▶ _Stated goal_: Restate, exactly and without pictures, the lines from the start of the listing below through the line holding "1.940, 1.858, 1.858];".

• • • •

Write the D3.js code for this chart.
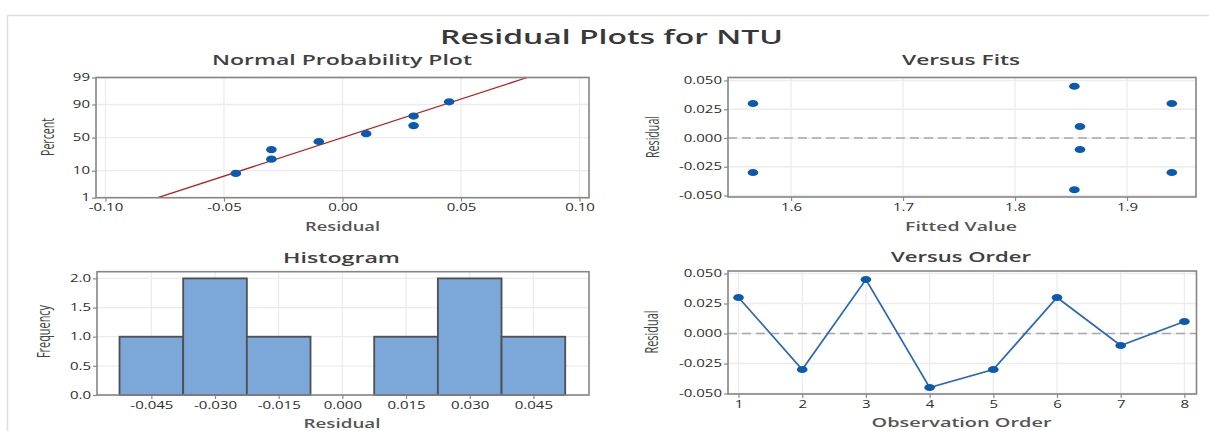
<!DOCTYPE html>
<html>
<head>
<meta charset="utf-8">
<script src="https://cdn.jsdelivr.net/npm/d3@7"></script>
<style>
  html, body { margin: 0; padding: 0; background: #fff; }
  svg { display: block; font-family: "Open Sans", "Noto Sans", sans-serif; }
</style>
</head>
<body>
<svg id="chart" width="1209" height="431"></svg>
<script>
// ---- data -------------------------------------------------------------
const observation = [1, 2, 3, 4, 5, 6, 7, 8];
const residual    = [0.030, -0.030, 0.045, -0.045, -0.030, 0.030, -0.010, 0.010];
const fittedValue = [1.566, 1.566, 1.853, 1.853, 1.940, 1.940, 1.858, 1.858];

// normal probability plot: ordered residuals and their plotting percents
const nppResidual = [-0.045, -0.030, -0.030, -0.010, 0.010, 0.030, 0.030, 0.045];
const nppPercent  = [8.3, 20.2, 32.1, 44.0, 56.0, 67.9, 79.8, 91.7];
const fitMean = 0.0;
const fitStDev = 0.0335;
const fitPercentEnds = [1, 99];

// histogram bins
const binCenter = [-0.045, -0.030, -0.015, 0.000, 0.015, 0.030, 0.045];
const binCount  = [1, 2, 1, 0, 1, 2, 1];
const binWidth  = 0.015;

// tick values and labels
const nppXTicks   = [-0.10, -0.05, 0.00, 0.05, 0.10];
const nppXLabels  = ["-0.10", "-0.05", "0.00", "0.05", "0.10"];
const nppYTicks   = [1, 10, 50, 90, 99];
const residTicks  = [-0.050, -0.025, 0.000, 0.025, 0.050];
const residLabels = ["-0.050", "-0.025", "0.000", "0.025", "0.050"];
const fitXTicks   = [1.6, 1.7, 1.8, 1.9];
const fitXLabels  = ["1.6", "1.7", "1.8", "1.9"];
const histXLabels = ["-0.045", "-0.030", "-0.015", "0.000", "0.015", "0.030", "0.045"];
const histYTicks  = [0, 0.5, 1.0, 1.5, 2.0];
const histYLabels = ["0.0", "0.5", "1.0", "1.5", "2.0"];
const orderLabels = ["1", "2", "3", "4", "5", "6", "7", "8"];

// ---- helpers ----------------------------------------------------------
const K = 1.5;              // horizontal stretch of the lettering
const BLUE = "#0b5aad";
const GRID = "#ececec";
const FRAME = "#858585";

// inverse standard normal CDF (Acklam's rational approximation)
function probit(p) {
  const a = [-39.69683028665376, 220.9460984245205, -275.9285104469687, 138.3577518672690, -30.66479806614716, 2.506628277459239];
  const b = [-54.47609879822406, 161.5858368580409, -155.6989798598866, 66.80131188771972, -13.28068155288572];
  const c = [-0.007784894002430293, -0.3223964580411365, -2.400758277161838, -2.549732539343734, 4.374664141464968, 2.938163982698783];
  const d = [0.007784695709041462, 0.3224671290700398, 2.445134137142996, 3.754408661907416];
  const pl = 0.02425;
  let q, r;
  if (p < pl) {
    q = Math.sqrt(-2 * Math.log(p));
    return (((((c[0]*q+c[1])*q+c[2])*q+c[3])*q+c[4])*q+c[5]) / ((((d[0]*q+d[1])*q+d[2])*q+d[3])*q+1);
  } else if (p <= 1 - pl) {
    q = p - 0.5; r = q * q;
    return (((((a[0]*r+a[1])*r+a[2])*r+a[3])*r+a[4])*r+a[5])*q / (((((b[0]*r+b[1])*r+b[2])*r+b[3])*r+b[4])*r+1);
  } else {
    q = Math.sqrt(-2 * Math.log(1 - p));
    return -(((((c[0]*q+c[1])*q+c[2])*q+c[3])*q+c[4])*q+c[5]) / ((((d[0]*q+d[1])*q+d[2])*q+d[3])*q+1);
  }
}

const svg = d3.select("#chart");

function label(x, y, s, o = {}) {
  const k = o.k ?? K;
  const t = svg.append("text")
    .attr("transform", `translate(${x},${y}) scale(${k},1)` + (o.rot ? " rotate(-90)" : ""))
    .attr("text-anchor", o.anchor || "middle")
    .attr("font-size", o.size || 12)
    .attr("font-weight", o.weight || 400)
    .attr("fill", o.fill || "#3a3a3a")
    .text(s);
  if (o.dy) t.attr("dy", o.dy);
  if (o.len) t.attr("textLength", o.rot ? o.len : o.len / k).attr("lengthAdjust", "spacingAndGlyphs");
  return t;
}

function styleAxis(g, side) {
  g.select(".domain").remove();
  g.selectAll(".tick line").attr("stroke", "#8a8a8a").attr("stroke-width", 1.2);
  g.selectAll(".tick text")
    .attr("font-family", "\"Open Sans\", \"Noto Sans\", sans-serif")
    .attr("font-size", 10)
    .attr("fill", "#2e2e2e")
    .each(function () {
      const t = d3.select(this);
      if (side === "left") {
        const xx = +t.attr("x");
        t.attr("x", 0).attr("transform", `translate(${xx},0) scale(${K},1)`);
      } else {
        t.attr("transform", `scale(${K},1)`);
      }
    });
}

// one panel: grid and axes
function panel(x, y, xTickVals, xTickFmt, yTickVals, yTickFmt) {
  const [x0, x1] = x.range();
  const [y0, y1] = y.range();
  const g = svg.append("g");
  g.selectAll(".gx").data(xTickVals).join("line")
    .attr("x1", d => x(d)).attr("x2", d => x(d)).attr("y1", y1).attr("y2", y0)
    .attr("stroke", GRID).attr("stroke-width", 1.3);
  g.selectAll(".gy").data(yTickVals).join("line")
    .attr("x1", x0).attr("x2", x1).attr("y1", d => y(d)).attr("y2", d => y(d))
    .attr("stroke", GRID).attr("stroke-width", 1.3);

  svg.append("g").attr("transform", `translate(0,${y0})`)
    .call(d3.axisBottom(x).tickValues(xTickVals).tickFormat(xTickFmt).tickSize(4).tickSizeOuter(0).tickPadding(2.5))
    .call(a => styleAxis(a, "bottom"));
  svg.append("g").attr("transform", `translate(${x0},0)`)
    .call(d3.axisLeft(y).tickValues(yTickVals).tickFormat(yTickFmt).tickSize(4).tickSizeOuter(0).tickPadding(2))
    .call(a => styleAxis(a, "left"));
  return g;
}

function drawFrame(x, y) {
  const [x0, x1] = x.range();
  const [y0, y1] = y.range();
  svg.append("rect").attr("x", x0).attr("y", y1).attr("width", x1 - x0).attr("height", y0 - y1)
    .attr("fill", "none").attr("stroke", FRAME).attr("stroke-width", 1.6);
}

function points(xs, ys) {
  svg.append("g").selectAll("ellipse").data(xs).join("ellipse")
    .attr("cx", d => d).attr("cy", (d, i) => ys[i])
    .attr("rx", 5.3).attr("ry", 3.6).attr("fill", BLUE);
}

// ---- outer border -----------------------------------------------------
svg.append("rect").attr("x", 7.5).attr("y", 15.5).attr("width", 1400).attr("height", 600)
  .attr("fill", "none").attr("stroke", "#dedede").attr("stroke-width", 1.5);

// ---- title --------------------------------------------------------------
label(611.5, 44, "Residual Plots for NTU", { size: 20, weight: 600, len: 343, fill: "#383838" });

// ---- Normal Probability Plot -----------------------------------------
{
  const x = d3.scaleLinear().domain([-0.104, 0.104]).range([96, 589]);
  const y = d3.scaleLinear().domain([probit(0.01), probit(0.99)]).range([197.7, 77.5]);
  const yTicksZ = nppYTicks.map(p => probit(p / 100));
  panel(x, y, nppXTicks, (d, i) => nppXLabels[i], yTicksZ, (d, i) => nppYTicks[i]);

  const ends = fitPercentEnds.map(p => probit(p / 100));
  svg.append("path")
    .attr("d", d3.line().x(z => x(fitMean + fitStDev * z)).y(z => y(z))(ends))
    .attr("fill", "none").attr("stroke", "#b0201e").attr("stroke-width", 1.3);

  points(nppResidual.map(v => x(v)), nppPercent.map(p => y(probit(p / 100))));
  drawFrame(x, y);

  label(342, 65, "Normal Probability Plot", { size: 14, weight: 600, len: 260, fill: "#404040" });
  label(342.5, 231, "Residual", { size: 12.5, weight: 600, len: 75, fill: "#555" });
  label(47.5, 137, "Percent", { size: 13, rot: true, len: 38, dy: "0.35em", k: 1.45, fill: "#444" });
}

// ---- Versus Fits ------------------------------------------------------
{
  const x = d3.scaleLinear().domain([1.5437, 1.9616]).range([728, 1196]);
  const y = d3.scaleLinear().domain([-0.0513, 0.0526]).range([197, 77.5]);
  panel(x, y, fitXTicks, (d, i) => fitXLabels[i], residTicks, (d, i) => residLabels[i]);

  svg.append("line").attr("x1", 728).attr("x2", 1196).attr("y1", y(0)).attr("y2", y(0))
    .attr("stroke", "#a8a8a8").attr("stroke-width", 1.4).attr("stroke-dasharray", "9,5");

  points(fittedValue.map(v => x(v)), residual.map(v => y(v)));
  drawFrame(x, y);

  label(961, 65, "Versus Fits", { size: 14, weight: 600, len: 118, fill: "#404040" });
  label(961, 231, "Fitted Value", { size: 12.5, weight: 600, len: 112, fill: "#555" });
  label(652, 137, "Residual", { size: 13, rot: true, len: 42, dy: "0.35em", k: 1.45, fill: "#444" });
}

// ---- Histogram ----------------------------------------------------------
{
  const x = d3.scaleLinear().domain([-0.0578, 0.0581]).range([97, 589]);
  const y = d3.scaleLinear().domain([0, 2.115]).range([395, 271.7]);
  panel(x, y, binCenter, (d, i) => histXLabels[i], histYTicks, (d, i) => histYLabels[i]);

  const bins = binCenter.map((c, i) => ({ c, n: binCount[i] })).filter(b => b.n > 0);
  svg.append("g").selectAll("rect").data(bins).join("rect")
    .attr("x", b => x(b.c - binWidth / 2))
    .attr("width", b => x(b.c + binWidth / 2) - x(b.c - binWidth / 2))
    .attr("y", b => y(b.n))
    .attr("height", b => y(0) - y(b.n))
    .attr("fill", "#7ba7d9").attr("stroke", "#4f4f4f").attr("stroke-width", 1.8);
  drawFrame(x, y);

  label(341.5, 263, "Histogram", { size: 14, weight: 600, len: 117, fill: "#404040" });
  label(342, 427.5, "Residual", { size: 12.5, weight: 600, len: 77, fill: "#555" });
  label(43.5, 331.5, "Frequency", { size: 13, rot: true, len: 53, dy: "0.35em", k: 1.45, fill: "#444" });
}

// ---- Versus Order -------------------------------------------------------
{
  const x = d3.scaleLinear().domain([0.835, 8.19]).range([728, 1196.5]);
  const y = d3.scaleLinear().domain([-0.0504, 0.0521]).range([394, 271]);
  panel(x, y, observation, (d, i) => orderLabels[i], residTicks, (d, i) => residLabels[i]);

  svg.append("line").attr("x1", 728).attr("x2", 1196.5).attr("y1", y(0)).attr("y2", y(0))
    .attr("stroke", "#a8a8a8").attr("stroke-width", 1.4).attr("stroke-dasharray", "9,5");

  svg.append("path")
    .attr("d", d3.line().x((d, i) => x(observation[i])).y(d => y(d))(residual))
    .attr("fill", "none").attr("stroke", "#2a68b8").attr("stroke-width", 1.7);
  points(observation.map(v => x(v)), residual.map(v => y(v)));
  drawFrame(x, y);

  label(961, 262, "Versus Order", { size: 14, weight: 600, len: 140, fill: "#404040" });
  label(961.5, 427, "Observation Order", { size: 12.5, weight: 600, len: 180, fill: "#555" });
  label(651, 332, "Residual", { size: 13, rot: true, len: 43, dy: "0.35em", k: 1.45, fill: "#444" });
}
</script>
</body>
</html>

• • • •

▶ _Solution_:
Write the D3.js code for this chart.
<!DOCTYPE html>
<html>
<head>
<meta charset="utf-8">
<script src="https://cdn.jsdelivr.net/npm/d3@7"></script>
<style>
  html, body { margin: 0; padding: 0; background: #fff; }
  svg { display: block; font-family: "Open Sans", "Noto Sans", sans-serif; }
</style>
</head>
<body>
<svg id="chart" width="1209" height="431"></svg>
<script>
// ---- data -------------------------------------------------------------
const observation = [1, 2, 3, 4, 5, 6, 7, 8];
const residual    = [0.030, -0.030, 0.045, -0.045, -0.030, 0.030, -0.010, 0.010];
const fittedValue = [1.566, 1.566, 1.853, 1.853, 1.940, 1.940, 1.858, 1.858];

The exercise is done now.